South African Renewable Energy Council chairperson Johan van den Berg add that, with “85% of foreign direct investment now coming from renewable energy, Eskom’s stance can put major pressure on the rand and contribute to threatening the country’s sovereign credit rating”.


But Van den Berg also describes Eskom’s role of generator and grid operator as inherently conflicted. “It was always inevitable that the dropping prices of renewable energy and the zero-carbon future emerging internationally would lead Eskom to the point where it would, in its narrow self-interest, quixotically try to resist the inevitable transition to a sustainable future.”

Such a stance, he adds, is diametrically against the national interest, as it implies higher electricity prices, as well as a continued reliance on unsustainable energy sources.

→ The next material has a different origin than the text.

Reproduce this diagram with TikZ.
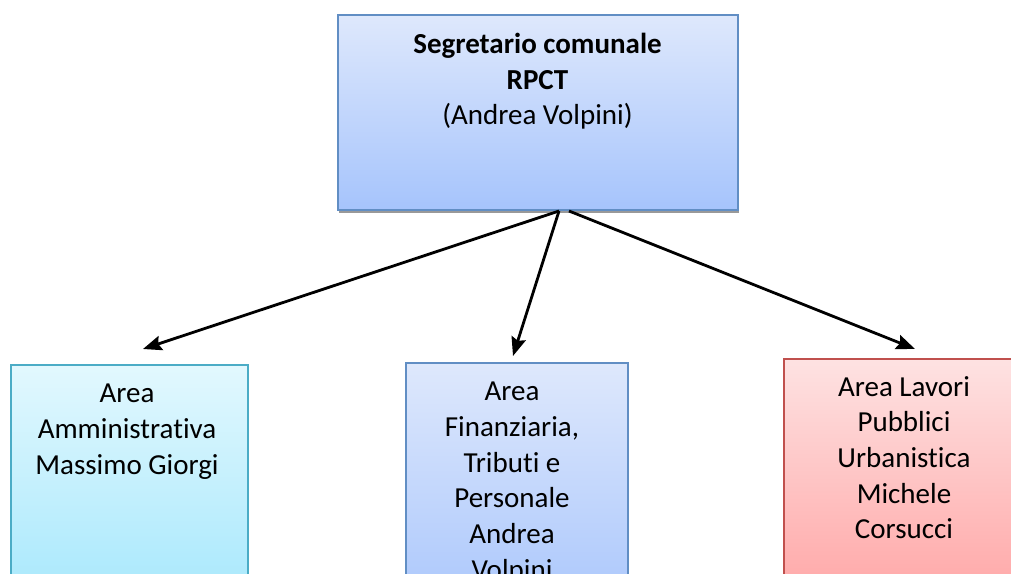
\documentclass[tikz,border=0pt]{standalone}
\usepackage{fontspec}
\setmainfont{Carlito}[RawFeature={-liga}]
\usetikzlibrary{arrows.meta,shadows}
\definecolor{bluebd}{HTML}{4F81BD}
\definecolor{cyanbd}{HTML}{4BACC6}
\definecolor{redbd}{HTML}{C0504D}
\tikzset{
  box/.style={draw, line width=1.5pt, rectangle, inner sep=0pt, anchor=north west},
  bluebox/.style={box, draw=bluebd!90, top color={rgb,255:red,222;green,232;blue,252}, bottom color={rgb,255:red,166;green,196;blue,252}},
  cyanbox/.style={box, draw=cyanbd, top color={rgb,255:red,226;green,248;blue,254}, bottom color={rgb,255:red,160;green,230;blue,252}},
  redbox/.style={box, draw=redbd, top color={rgb,255:red,254;green,226;blue,226}, bottom color={rgb,255:red,255;green,160;blue,160}},
  txt/.style={anchor=north, align=center, inner sep=0pt, font=\fontsize{21.75}{26.75}\selectfont},
  conn/.style={line width=2.1pt, -{Stealth[length=14pt,width=11pt,inset=2pt]}},
}
\begin{document}
\begin{tikzpicture}[x=0.75pt,y=-0.75pt]
\useasboundingbox (0,0) rectangle (1011,574);
\clip (0,0) rectangle (1011,574);
% shadow of top box
\fill[black!40] (339,16) rectangle (739,213);
\node[bluebox, minimum width=300pt, minimum height=146.25pt] (top) at (337,14) {};
\node[txt] (toptxt) at (537.5,33) {\textbf{Segretario comunale}\\\textbf{RPCT}\\(Andrea Volpini)};
% left box
\node[cyanbox, minimum width=177.75pt, minimum height=200pt] (left) at (10,364) {};
\node[txt] (lefttxt) at (127,384) {Area\\Amministrativa\\Massimo Giorgi};
% middle box
\node[bluebox, minimum width=166.5pt, minimum height=200pt] (mid) at (405,362) {};
\node[txt] (midtxt) at (512,382) {Area\\Finanziaria,\\Tributi e\\Personale\\Andrea\\Volpini};
% right box
\node[redbox, minimum width=181.5pt, minimum height=200pt] (right) at (783,358) {};
\node[txt] (righttxt) at (904,376) {Area Lavori\\Pubblici\\Urbanistica\\Michele\\Corsucci};
% connectors
\coordinate (s1) at (559,211);
\coordinate (s3) at (569,211);
\coordinate (e1) at (143,349);
\coordinate (e2) at (513,356);
\coordinate (e3) at (915,349);
\draw[conn] (s1) -- (e1);
\draw[conn] (s1) -- (e2);
\draw[conn] (s3) -- (e3);
\end{tikzpicture}
\end{document}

It also threatens jobs and manufacturing facilities servicing the R192-billion renewables industry.

“We trust, however, that this will be the start of a speedy process to recalibrate Eskom’s mandate to be aligned with the national interest,” Van den Berg concludes.

Professor Anton Eberhard, of the University of Cape Town Graduate School of Business, has also appealed for a rethink, as well as far-reaching restructuring of the electricity supply industry.

Writing in the Business Day, Eberhard calls for a separation of the transmission operator function from Eskom, suggesting that the new ‘Gridco’ should take charge of electricity planning, power procurement and contracting, system operation and balancing and transmission.

“This obviously needs to be independent of Eskom generation and IPPs, so [Gridco] can procure power at the least cost.”

He argued that such restructuring would require vision and leadership, but insisted that it was not naïve to believe the electricity sector could be restructured.

“Instead of Eskom’s leadership defending an old, vertically integrated, monopolistic electricity industry model that international experience shows is moribund, would they not want their legacy to be distinguished by a reforming zeal that sets our country on a different path?”